The rest of the international oil market is dominated by Russia and Iraq, with other members of the OPEC (Organization of the Petroleum Exporting Countries) consortium of Middle East oil producers overall contributing just 22 percent of total supply, barely enough to cover losses from countries whose production has been declining.
A bubble ready to burst
The report warns that global production growth may therefore soon stall due to the dodgy debt-driven economics of the US shale industry. While Saudi Arabia will no longer be able to ramp up production much, the US shale oil sector could be on the brink of unravelling due to massive unrepayable debts, declining production rates, and poor well quality.

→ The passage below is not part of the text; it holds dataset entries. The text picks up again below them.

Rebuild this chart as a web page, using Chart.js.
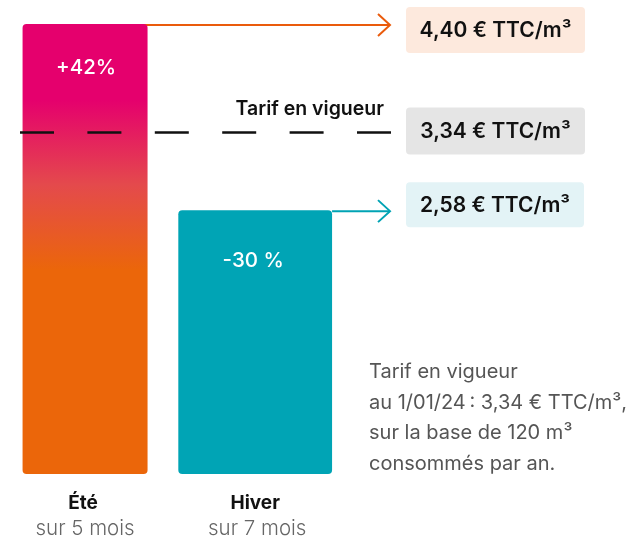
<!DOCTYPE html>
<html>
<head>
<meta charset="utf-8">
<script src="https://cdn.jsdelivr.net/npm/chart.js@4"></script>
<style>
  html, body { margin: 0; padding: 0; background: #fff; }
  #wrap { width: 636px; height: 540px; position: relative; }
</style>
</head>
<body>
<div id="wrap"><canvas id="tarifChart"></canvas></div>
<script>
// données du graphique
const saisons = ['Été', 'Hiver'];
const periodes = ['sur 5 mois', 'sur 7 mois'];
const prixSaison = [4.40, 2.58];
const variations = ['+42%', '-30 %'];
const tarifActuel = 3.34;
const libelleTarif = 'Tarif en vigueur';
const etiquettesPrix = ['4,40 € TTC/m³', '3,34 € TTC/m³', '2,58 € TTC/m³'];
const noteLignes = ['Tarif en vigueur', 'au 1/01/24\u202f: 3,34 € TTC/m³,', 'sur la base de 120 m³', 'consommés par an.'];

const FONT = 'Inter, "Noto Sans", sans-serif';

// dégradé de la barre été (magenta -> orange)
function degradeEte(context) {
    const chart = context.chart;
    const { ctx, chartArea } = chart;
    if (!chartArea) return '#e5006d';
    const g = ctx.createLinearGradient(0, 100, 0, 270);
    g.addColorStop(0, '#e5006d');
    g.addColorStop(0.5, '#e44a4c');
    g.addColorStop(1, '#eb660a');
    return g;
}

function fleche(ctx, x1, x2, y, couleur) {
    ctx.save();
    ctx.strokeStyle = couleur;
    ctx.lineWidth = 2;
    ctx.beginPath();
    ctx.moveTo(x1, y);
    ctx.lineTo(x2, y);
    ctx.stroke();
    ctx.beginPath();
    ctx.moveTo(x2 - 12, y - 11);
    ctx.lineTo(x2, y);
    ctx.lineTo(x2 - 12, y + 11);
    ctx.stroke();
    ctx.restore();
}

function boite(ctx, x, y, w, h, fond, texte) {
    ctx.save();
    ctx.fillStyle = fond;
    ctx.beginPath();
    ctx.roundRect(x, y, w, h, 4);
    ctx.fill();
    ctx.fillStyle = '#111';
    ctx.font = '600 21px ' + FONT;
    ctx.textAlign = 'center';
    ctx.textBaseline = 'middle';
    ctx.fillText(texte, x + w / 2, y + h / 2 + 1);
    ctx.restore();
}

const decorations = {
    id: 'decorations',
    beforeDatasetsDraw(chart) {
        const ctx = chart.ctx;
        const b1 = chart.getDatasetMeta(0).data[0];
        const b2 = chart.getDatasetMeta(1).data[1];
        fleche(ctx, b1.x + b1.width / 2 - 13, 390, b1.y + 1, '#ea5b0c');
        fleche(ctx, b2.x + b2.width / 2, 390, b2.y + 1, '#00a3b4');
    },
    afterDatasetsDraw(chart) {
        const ctx = chart.ctx;
        const y = chart.scales.y;
        const b1 = chart.getDatasetMeta(0).data[0];
        const b2 = chart.getDatasetMeta(1).data[1];
        const yTarif = y.getPixelForValue(tarifActuel);

        // ligne du tarif en vigueur
        ctx.save();
        ctx.strokeStyle = '#111';
        ctx.lineWidth = 2.5;
        ctx.setLineDash([34, 33.4]);
        ctx.beginPath();
        ctx.moveTo(20, yTarif);
        ctx.lineTo(391, yTarif);
        ctx.stroke();
        ctx.restore();

        ctx.save();
        ctx.fillStyle = '#111';
        ctx.font = '600 19.5px ' + FONT;
        ctx.textAlign = 'right';
        ctx.textBaseline = 'middle';
        ctx.fillText(libelleTarif, 384, yTarif - 23);
        ctx.restore();

        // étiquettes de prix
        boite(ctx, 406, b1.y - 17, 179, 46, '#fde9dd', etiquettesPrix[0]);
        boite(ctx, 406, yTarif - 25, 179, 47, '#e5e5e5', etiquettesPrix[1]);
        boite(ctx, 406, b2.y - 28, 178, 45, '#e3f3f6', etiquettesPrix[2]);

        // variations dans les barres
        ctx.save();
        ctx.fillStyle = '#fff';
        ctx.font = '500 20.5px ' + FONT;
        ctx.textAlign = 'center';
        ctx.textBaseline = 'middle';
        ctx.fillText(variations[0], b1.x + 1, b1.y + 44);
        ctx.fillText(variations[1], b2.x - 2, b2.y + 51);
        ctx.restore();

        // libellés sous les barres
        ctx.save();
        ctx.textAlign = 'center';
        ctx.textBaseline = 'middle';
        saisons.forEach((s, i) => {
            const cx = i === 0 ? b1.x - 2 : b2.x;
            ctx.fillStyle = '#111';
            ctx.font = '700 19px ' + FONT;
            ctx.fillText(s, cx, 503);
            ctx.fillStyle = '#666';
            ctx.font = '300 20.5px ' + FONT;
            ctx.fillText(periodes[i], cx + 2, 529);
        });
        ctx.restore();

        // note
        ctx.save();
        ctx.fillStyle = '#555';
        ctx.font = '400 20px ' + FONT;
        ctx.textAlign = 'left';
        ctx.textBaseline = 'middle';
        noteLignes.forEach((l, i) => ctx.fillText(l, 369, 372 + i * 30.5));
        ctx.restore();
    }
};

const ctxTarif = document.getElementById('tarifChart').getContext('2d');
const tarifChart = new Chart(ctxTarif, {
    type: 'bar',
    data: {
        labels: saisons,
        datasets: [{
            label: saisons[0],
            data: [prixSaison[0], null],
            backgroundColor: degradeEte,
            barPercentage: 0.7347,
            categoryPercentage: 1,
            borderRadius: 4,
            borderSkipped: false,
            grouped: false,
        }, {
            label: saisons[1],
            data: [null, prixSaison[1]],
            backgroundColor: '#00a4b5',
            barPercentage: 0.9038,
            categoryPercentage: 1,
            borderRadius: 4,
            borderSkipped: false,
            grouped: false,
        }],
    },
    options: {
        responsive: true,
        maintainAspectRatio: false,
        animation: false,
        layout: {
            padding: { left: -2.75, right: 295.75, top: 24, bottom: 66 },
        },
        plugins: {
            legend: { display: false },
            tooltip: { enabled: false },
        },
        scales: {
            x: { display: false },
            y: { display: false, min: 0, max: prixSaison[0] },
        },
    },
    plugins: [decorations],
});
</script>
</body>
</html>
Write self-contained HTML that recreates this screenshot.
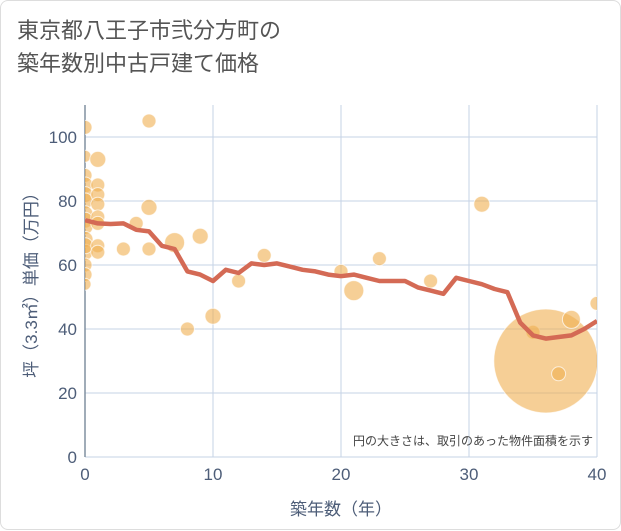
<!DOCTYPE html>
<html><head><meta charset="utf-8"><style>
body{margin:0;background:#fff;}
#wrap{position:relative;width:619px;height:528px;border:1px solid #ddd;border-radius:8px;background:#fff;font-family:"Liberation Sans","Noto Sans CJK JP",sans-serif;}
#title{position:absolute;left:16px;top:13px;font-size:22px;line-height:33px;color:#555;}
svg{position:absolute;left:0;top:0}
</style></head><body>
<div id="wrap">
<div id="title">東京都八王子市弐分方町の<br>築年数別中古戸建て価格</div>
<svg id="chart" width="621" height="530"></svg>
</div>
<script>
const xTicks=[0,10,20,30,40];
const yTicks=[0,20,40,60,80,100];
const bubbleYears=[0,0,0,0,0,0,0,0,0,0,0,0,0,0,0,1,1,1,1,1,1,1,1,3,4,5,5,5,7,8,9,10,12,14,20,21,23,27,31,35,36,37,38,40];
const bubblePrices=[103,94,88,85,82,80,76,74,72,68,64,60,57,54,66,93,85,82,79,75,73,66,64,65,73,105,78,65,67,40,69,44,55,63,58,52,62,55,79,39,30,26,43,48];
const bubbleSizes=[7,6,7,8,8,8,8,8,8,8,8,7,7,6,8,8,7,7,7,7,7,7,7,7,7,7,8,7,10,7,8,8,7,7,7,10,7,7,8,7,52,7,9,7];
const lineYears=[0,1,2,3,4,5,6,7,8,9,10,11,12,13,14,15,16,17,18,19,20,21,22,23,24,25,26,27,28,29,30,31,32,33,34,35,36,37,38,39,40];
const lineValues=[74,73,72.8,73,71,70.5,66,65,58,57,55,58.5,57.5,60.5,60,60.5,59.5,58.5,58,57,56.5,57,56,55,55,55,53,52,51,56,55,54,52.5,51.5,42,38,37,37.5,38,40,42.5];
const NS="http://www.w3.org/2000/svg";
const svg=document.getElementById('chart');
const X0=84,X1=596,Y0=456,YT=104;
const xs=v=>X0+v*(X1-X0)/40;
const ys=v=>Y0-v*3.2;
function mk(t,a){const e=document.createElementNS(NS,t);for(const k in a)e.setAttribute(k,a[k]);svg.appendChild(e);return e;}
const clip=mk('clipPath',{id:'pc'});
const cr=document.createElementNS(NS,'rect');cr.setAttribute('x',X0);cr.setAttribute('y',YT);cr.setAttribute('width',X1-X0);cr.setAttribute('height',Y0-YT);clip.appendChild(cr);
const TC='#4d5d78';
xTicks.forEach(t=>{const l=mk('line',{x1:xs(t),x2:xs(t),y1:YT,y2:Y0,stroke:'#c5d3e6','stroke-width':1});

const tx=mk('text',{x:xs(t),y:Y0+23,'text-anchor':'middle','font-size':17,fill:TC});tx.textContent=t;
});
yTicks.forEach(t=>{const l=mk('line',{x1:X0,x2:X1,y1:ys(t),y2:ys(t),stroke:'#c5d3e6','stroke-width':1});

const tx=mk('text',{x:X0-8,y:ys(t)+6,'text-anchor':'end','font-size':17,fill:TC});tx.textContent=t;
});
const ax=mk('line',{x1:X0,x2:X0,y1:YT,y2:Y0,stroke:'#8090a0','stroke-width':1.5});

const g=mk('g',{'clip-path':'url(#pc)'});
bubbleYears.forEach((yr,i)=>{const c=document.createElementNS(NS,'circle');
c.setAttribute('cx',xs(yr));c.setAttribute('cy',ys(bubblePrices[i]));c.setAttribute('r',bubbleSizes[i]);
c.setAttribute('fill','rgba(240,175,80,0.6)');c.setAttribute('stroke','rgba(255,255,255,0.7)');c.setAttribute('stroke-width',1);


g.appendChild(c);});
const pl=document.createElementNS(NS,'polyline');
pl.setAttribute('points',lineYears.map((y,i)=>xs(y)+','+ys(lineValues[i])).join(' '));
pl.setAttribute('fill','none');pl.setAttribute('stroke','#d46a55');pl.setAttribute('stroke-width',4.5);pl.setAttribute('stroke-linejoin','round');


g.appendChild(pl);
const note=mk('text',{x:592,y:444,'text-anchor':'end','font-size':12,fill:'#444'});note.textContent='円の大きさは、取引のあった物件面積を示す';

const xt=mk('text',{x:(X0+X1)/2,y:514,'text-anchor':'middle','font-size':17,fill:TC});xt.textContent='築年数（年）';

const yt=mk('text',{x:0,y:0,'text-anchor':'middle','font-size':17,fill:TC,transform:'translate(36,'+((YT+Y0)/2)+') rotate(-90)'});yt.textContent='坪（3.3㎡）単価（万円）';

</script>
</body></html>
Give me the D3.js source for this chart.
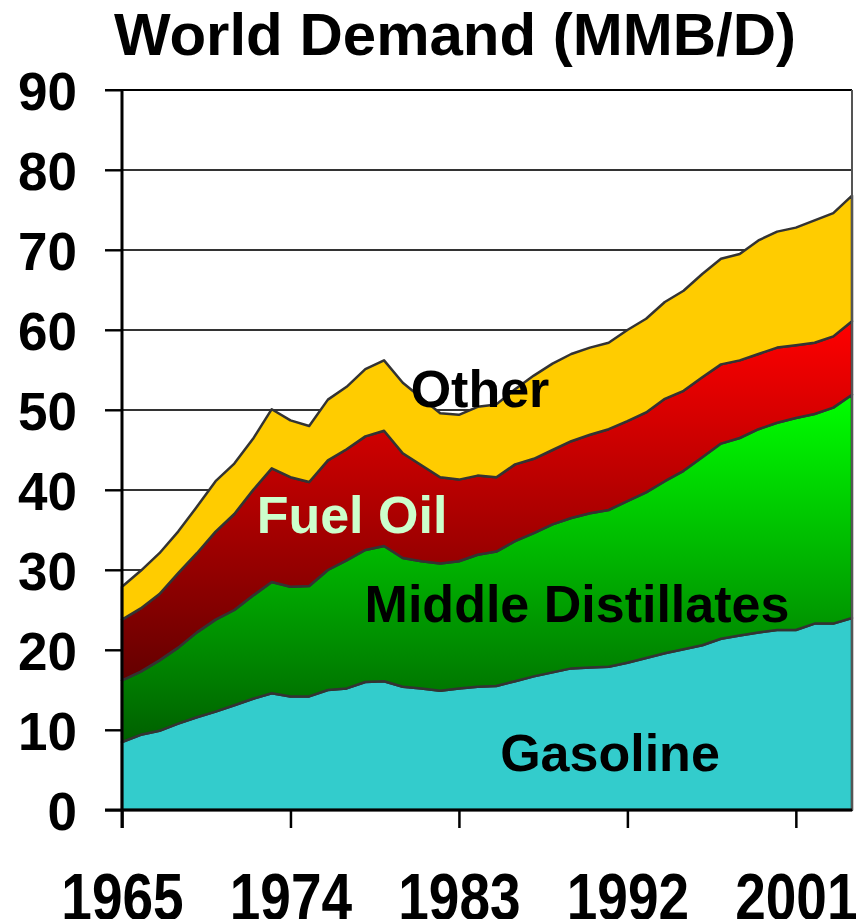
<!DOCTYPE html>
<html>
<head>
<meta charset="utf-8">
<script src="https://cdn.jsdelivr.net/npm/d3@7"></script>
<style>
	body { margin: 0; background: #fff; }
	svg { display: block; font-family: 'Liberation Sans', Arial, sans-serif; font-weight: bold; }
</style>
</head>
<body>
<div id="chart"></div>
<script>
// world oil demand by product, million barrels per day
var years = d3.range(1965, 2005)
var gasoline = [8.5, 9.4, 9.9, 10.8, 11.6, 12.3, 13.1, 13.9, 14.6, 14.2,
	14.2, 15.0, 15.2, 16.0, 16.1, 15.4, 15.2, 14.9, 15.2, 15.4,
	15.5, 16.1, 16.7, 17.2, 17.7, 17.8, 17.9, 18.4, 19.0, 19.6,
	20.1, 20.6, 21.4, 21.8, 22.2, 22.5, 22.5, 23.3, 23.3, 24.0]
var middleDistillates = [7.7, 7.9, 8.8, 9.5, 10.6, 11.5, 11.9, 12.9, 13.9, 13.7,
	13.8, 15.0, 16.0, 16.5, 16.9, 16.1, 15.9, 15.9, 15.9, 16.5,
	16.8, 17.5, 17.9, 18.5, 18.8, 19.3, 19.6, 20.2, 20.7, 21.5,
	22.3, 23.5, 24.4, 24.7, 25.4, 25.9, 26.5, 26.2, 27.0, 27.9]
var fuelOil = [7.6, 7.9, 8.3, 9.3, 9.9, 11.0, 12.0, 13.2, 14.2, 13.7,
	13.0, 13.7, 13.9, 14.2, 14.4, 13.1, 12.0, 10.8, 10.2, 9.9,
	9.3, 9.6, 9.3, 9.3, 9.6, 9.8, 10.1, 10.0, 10.0, 10.3,
	10.0, 10.0, 9.9, 9.7, 9.4, 9.4, 9.1, 8.9, 8.9, 9.2]
var other = [4.1, 4.7, 5.1, 5.2, 5.8, 6.3, 6.3, 6.4, 7.4, 7.1,
	7.0, 7.6, 7.8, 8.4, 8.8, 8.8, 8.4, 8.0, 8.1, 8.6,
	9.1, 9.4, 10.4, 10.8, 10.9, 10.9, 10.8, 11.4, 11.7, 12.1,
	12.5, 12.9, 13.2, 13.3, 14.2, 14.5, 14.7, 15.3, 15.4, 15.7]
var yTicks = [0, 10, 20, 30, 40, 50, 60, 70, 80, 90]
var xTicks = [1965, 1974, 1983, 1992, 2001]
var keys = ['gasoline', 'middle', 'fuel', 'other']

function createChart() {
	let width = 856
	let height = 919
	var margin = { top: 90, right: 4, bottom: 109, left: 122 }

	const svg = d3.select('#chart').append('svg')
		.attr('width', width)
		.attr('height', height)

	var rows = years.map((y, i) => ({
		year: y,
		gasoline: gasoline[i],
		middle: middleDistillates[i],
		fuel: fuelOil[i],
		other: other[i]
	}))
	var series = d3.stack().keys(keys)(rows)

	var x = d3.scaleLinear()
		.domain([1965, 2004])
		.range([margin.left, width - margin.right])
	var y = d3.scaleLinear()
		.domain([0, 90])
		.range([height - margin.bottom, margin.top])

	// gradients for the two shaded bands
	var defs = svg.append('defs')
	function grad(id, top, bottom) {
		var g = defs.append('linearGradient')
			.attr('id', id)
			.attr('x1', 0).attr('y1', 0)
			.attr('x2', 0).attr('y2', 1)
		g.append('stop').attr('offset', '0%').attr('stop-color', top)
		g.append('stop').attr('offset', '100%').attr('stop-color', bottom)
	}
	grad('gradMiddle', '#00ff00', '#006000')
	grad('gradFuel', '#ff0000', '#640000')

	var fills = {
		gasoline: '#33cccc',
		middle: 'url(#gradMiddle)',
		fuel: 'url(#gradFuel)',
		other: '#ffcc00'
	}

	// gridlines
	svg.append('g')
		.selectAll('line')
		.data(yTicks.filter(d => d > 0))
		.enter()
		.append('line')
		.attr('x1', margin.left - 17)
		.attr('x2', width - margin.right)
		.attr('y1', d => y(d))
		.attr('y2', d => y(d))
		.attr('stroke', d => d == 90 ? '#000' : '#333')
		.attr('stroke-width', 2)

	var area = d3.area()
		.x(d => x(d.data.year))
		.y0(d => y(d[0]))
		.y1(d => y(d[1]))

	svg.append('g')
		.selectAll('path')
		.data(series)
		.enter()
		.append('path')
		.attr('d', area)
		.attr('fill', d => fills[d.key])
		.attr('stroke', '#333')
		.attr('stroke-width', 2.5)
		.attr('stroke-linejoin', 'round')

	// right border
	svg.append('line')
		.attr('x1', x(2004)).attr('x2', x(2004))
		.attr('y1', y(90)).attr('y2', y(0))
		.attr('stroke', '#555')
		.attr('stroke-width', 2)

	// axes
	var yAxis = svg.append('g')
		.attr('transform', `translate(${margin.left},0)`)
		.call(d3.axisLeft(y).tickValues(yTicks).tickSize(17).tickFormat(d3.format('d')))
	var xAxis = svg.append('g')
		.attr('transform', `translate(0,${y(0)})`)
		.call(d3.axisBottom(x).tickValues(xTicks).tickSize(18).tickFormat(d3.format('d')))

	yAxis.select('.domain').remove()
	xAxis.select('.domain').remove()
	yAxis.selectAll('.tick line').attr('stroke', '#000').attr('stroke-width', 2)
	xAxis.selectAll('.tick line').attr('stroke', '#000').attr('stroke-width', 2.5)

	yAxis.selectAll('.tick text')
		.attr('x', -45)
		.attr('dy', '0.36em')
		.attr('fill', '#000')
		.style('font-size', '53px')
		.style('font-family', "'Liberation Sans', Arial, sans-serif")
		.style('font-weight', 'bold')

	// year labels are drawn a bit taller than wide, and run off the bottom edge
	xAxis.selectAll('.tick text')
		.attr('y', 110 / 1.2)
		.attr('dy', 0)
		.attr('transform', 'scale(1,1.2)')
		.attr('fill', '#000')
		.style('font-size', '55px')
		.style('font-family', "'Liberation Sans', Arial, sans-serif")
		.style('font-weight', 'bold')

	svg.append('line')
		.attr('x1', margin.left).attr('x2', margin.left)
		.attr('y1', y(90)).attr('y2', y(0) + 18)
		.attr('stroke', '#000')
		.attr('stroke-width', 3)
	svg.append('line')
		.attr('x1', margin.left - 17).attr('x2', width - margin.right)
		.attr('y1', y(0)).attr('y2', y(0))
		.attr('stroke', '#000')
		.attr('stroke-width', 3)

	// title
	svg.append('text')
		.attr('x', 455)
		.attr('y', 55)
		.attr('text-anchor', 'middle')
		.style('font-size', '60px')
		.text('World Demand (MMB/D)')

	// band labels
	var labels = [
		{ text: 'Other', x: 480, y: 407, fill: '#000' },
		{ text: 'Fuel Oil', x: 352, y: 533, fill: '#ccffcc' },
		{ text: 'Middle Distillates', x: 577, y: 622, fill: '#000' },
		{ text: 'Gasoline', x: 610, y: 771, fill: '#000' }
	]
	svg.append('g')
		.selectAll('text')
		.data(labels)
		.enter()
		.append('text')
		.attr('x', d => d.x)
		.attr('y', d => d.y)
		.attr('text-anchor', 'middle')
		.attr('fill', d => d.fill)
		.style('font-size', '52px')
		.text(d => d.text)
}

createChart()
</script>
</body>
</html>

While the productivity of shale oil wells has increased at first glance, the report says this has come at the expense of “observable decreases in real productivity.” Increasing production “has come at a cost of increased lateral drilling per hole and the increase of water, chemical, and proppant.”
So while average production from fracked US shale wells increased between 2010 and 2018 by 28 percent, in the same period water injection, chemical and proppant use increased by 118 percent. The report says this indicates the huge spike in extraction costs.
Meanwhile, the report warns that most shale oil companies experience negative cash flow due to mounting unrepayable debt levels. As a result, we are fast approaching a point where investors are losing faith in the industry, which is now running out of money to sustain continued operations amidst declining profitability.
The exact date of a peak in US shale oil production is difficult to estimate, but the report concludes that production “is likely to be in terminal decline within the next 5 to 10 years, with the possibility that it has already peaked due to contraction of upstream capital investment.”
If that happens, it would mean we can no longer rely on the principal source of oil behind global production growth.
According to World Oil, two major oil industry service providers, Halliburton and Schlumberger, already believe that despite production reaching record highs, US shale oil fracking has already peaked and is in a period of sustained contraction.
A global peak?
The report is heavily critical of conventional peak oil theory, which predicted that global oil production would peak and decline shortly after 2000 due to ‘below-ground’ geological depletion, leading to permanently spiralling oil prices. The approach is described as “too simplistic” for overlooking “the complex and dynamic interactions of a number of issues around the oil industry (most notably geopolitical actions and the effect on Quantitative Easing).”
But the report also dismisses the now fashionable rejection of the entire relevance of peak oil. Although there is “plenty of oil left,” it is “increasingly expensive to access”.